Aim: Every line below should be copied exactly; drop the pictures.

─── Data lines ───

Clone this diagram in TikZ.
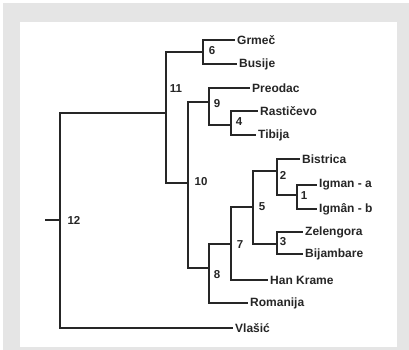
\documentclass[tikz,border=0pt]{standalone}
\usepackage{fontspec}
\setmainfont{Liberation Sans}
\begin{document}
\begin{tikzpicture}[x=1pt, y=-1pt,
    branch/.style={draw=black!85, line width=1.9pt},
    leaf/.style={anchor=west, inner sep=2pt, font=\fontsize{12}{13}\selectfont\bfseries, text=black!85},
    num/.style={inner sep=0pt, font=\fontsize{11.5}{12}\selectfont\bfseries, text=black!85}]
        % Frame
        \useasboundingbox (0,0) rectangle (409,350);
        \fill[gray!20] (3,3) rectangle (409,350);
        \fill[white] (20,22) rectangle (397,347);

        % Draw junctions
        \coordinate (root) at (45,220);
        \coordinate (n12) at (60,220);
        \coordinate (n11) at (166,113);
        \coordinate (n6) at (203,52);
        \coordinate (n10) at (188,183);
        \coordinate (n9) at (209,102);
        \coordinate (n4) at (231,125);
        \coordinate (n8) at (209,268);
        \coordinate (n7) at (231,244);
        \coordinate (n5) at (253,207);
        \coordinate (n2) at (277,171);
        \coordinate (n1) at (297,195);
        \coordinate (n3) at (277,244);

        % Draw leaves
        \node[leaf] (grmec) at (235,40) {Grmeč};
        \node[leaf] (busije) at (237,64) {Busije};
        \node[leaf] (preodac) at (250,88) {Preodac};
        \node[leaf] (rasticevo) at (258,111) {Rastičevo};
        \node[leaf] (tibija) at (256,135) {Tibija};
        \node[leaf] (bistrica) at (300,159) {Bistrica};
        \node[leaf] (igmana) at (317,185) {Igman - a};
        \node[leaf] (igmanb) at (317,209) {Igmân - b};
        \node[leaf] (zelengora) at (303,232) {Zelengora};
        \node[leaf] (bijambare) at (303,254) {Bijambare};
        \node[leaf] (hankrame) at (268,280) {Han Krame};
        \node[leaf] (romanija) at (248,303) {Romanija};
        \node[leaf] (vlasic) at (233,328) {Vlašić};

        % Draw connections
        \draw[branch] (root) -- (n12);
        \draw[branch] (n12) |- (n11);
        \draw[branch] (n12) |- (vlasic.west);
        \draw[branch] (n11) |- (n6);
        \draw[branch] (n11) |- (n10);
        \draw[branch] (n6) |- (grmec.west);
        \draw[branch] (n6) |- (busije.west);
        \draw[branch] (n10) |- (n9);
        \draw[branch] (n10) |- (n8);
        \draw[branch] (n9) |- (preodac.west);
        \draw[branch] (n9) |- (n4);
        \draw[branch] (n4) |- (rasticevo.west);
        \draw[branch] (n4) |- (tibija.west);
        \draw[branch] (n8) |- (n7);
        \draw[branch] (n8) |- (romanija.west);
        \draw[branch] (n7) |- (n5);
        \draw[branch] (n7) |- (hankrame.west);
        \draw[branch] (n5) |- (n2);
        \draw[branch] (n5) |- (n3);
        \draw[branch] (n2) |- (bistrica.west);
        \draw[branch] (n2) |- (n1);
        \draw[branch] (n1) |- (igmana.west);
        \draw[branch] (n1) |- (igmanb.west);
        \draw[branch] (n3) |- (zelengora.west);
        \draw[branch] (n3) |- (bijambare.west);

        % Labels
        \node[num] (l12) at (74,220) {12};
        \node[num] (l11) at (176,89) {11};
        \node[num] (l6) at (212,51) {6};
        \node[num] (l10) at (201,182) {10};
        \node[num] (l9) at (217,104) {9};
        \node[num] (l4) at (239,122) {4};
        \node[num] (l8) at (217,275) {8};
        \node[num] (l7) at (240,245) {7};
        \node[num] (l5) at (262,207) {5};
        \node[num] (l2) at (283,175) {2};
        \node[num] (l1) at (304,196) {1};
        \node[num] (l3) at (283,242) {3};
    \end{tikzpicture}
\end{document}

───

Task output:
Clone this diagram in TikZ.
\documentclass[tikz,border=0pt]{standalone}
\usepackage{fontspec}
\setmainfont{Liberation Sans}
\begin{document}
\begin{tikzpicture}[x=1pt, y=-1pt,
    branch/.style={draw=black!85, line width=1.9pt},
    leaf/.style={anchor=west, inner sep=2pt, font=\fontsize{12}{13}\selectfont\bfseries, text=black!85},
    num/.style={inner sep=0pt, font=\fontsize{11.5}{12}\selectfont\bfseries, text=black!85}]
        % Frame
        \useasboundingbox (0,0) rectangle (409,350);
        \fill[gray!20] (3,3) rectangle (409,350);
        \fill[white] (20,22) rectangle (397,347);

        % Draw junctions
        \coordinate (root) at (45,220);
        \coordinate (n12) at (60,220);
        \coordinate (n11) at (166,113);
        \coordinate (n6) at (203,52);
        \coordinate (n10) at (188,183);
        \coordinate (n9) at (209,102);
        \coordinate (n4) at (231,125);
        \coordinate (n8) at (209,268);
        \coordinate (n7) at (231,244);
        \coordinate (n5) at (253,207);
        \coordinate (n2) at (277,171);
        \coordinate (n1) at (297,195);
        \coordinate (n3) at (277,244);

        % Draw leaves
        \node[leaf] (grmec) at (235,40) {Grmeč};
        \node[leaf] (busije) at (237,64) {Busije};
        \node[leaf] (preodac) at (250,88) {Preodac};
        \node[leaf] (rasticevo) at (258,111) {Rastičevo};
        \node[leaf] (tibija) at (256,135) {Tibija};
        \node[leaf] (bistrica) at (300,159) {Bistrica};
        \node[leaf] (igmana) at (317,185) {Igman - a};
        \node[leaf] (igmanb) at (317,209) {Igmân - b};
        \node[leaf] (zelengora) at (303,232) {Zelengora};
        \node[leaf] (bijambare) at (303,254) {Bijambare};
        \node[leaf] (hankrame) at (268,280) {Han Krame};
        \node[leaf] (romanija) at (248,303) {Romanija};
        \node[leaf] (vlasic) at (233,328) {Vlašić};

        % Draw connections
        \draw[branch] (root) -- (n12);
        \draw[branch] (n12) |- (n11);
        \draw[branch] (n12) |- (vlasic.west);
        \draw[branch] (n11) |- (n6);
        \draw[branch] (n11) |- (n10);
        \draw[branch] (n6) |- (grmec.west);
        \draw[branch] (n6) |- (busije.west);
        \draw[branch] (n10) |- (n9);
        \draw[branch] (n10) |- (n8);
        \draw[branch] (n9) |- (preodac.west);
        \draw[branch] (n9) |- (n4);
        \draw[branch] (n4) |- (rasticevo.west);
        \draw[branch] (n4) |- (tibija.west);
        \draw[branch] (n8) |- (n7);
        \draw[branch] (n8) |- (romanija.west);
        \draw[branch] (n7) |- (n5);
        \draw[branch] (n7) |- (hankrame.west);
        \draw[branch] (n5) |- (n2);
        \draw[branch] (n5) |- (n3);
        \draw[branch] (n2) |- (bistrica.west);
        \draw[branch] (n2) |- (n1);
        \draw[branch] (n1) |- (igmana.west);
        \draw[branch] (n1) |- (igmanb.west);
        \draw[branch] (n3) |- (zelengora.west);
        \draw[branch] (n3) |- (bijambare.west);

        % Labels
        \node[num] (l12) at (74,220) {12};
        \node[num] (l11) at (176,89) {11};
        \node[num] (l6) at (212,51) {6};
        \node[num] (l10) at (201,182) {10};
        \node[num] (l9) at (217,104) {9};
        \node[num] (l4) at (239,122) {4};
        \node[num] (l8) at (217,275) {8};
        \node[num] (l7) at (240,245) {7};
        \node[num] (l5) at (262,207) {5};
        \node[num] (l2) at (283,175) {2};
        \node[num] (l1) at (304,196) {1};
        \node[num] (l3) at (283,242) {3};
    \end{tikzpicture}
\end{document}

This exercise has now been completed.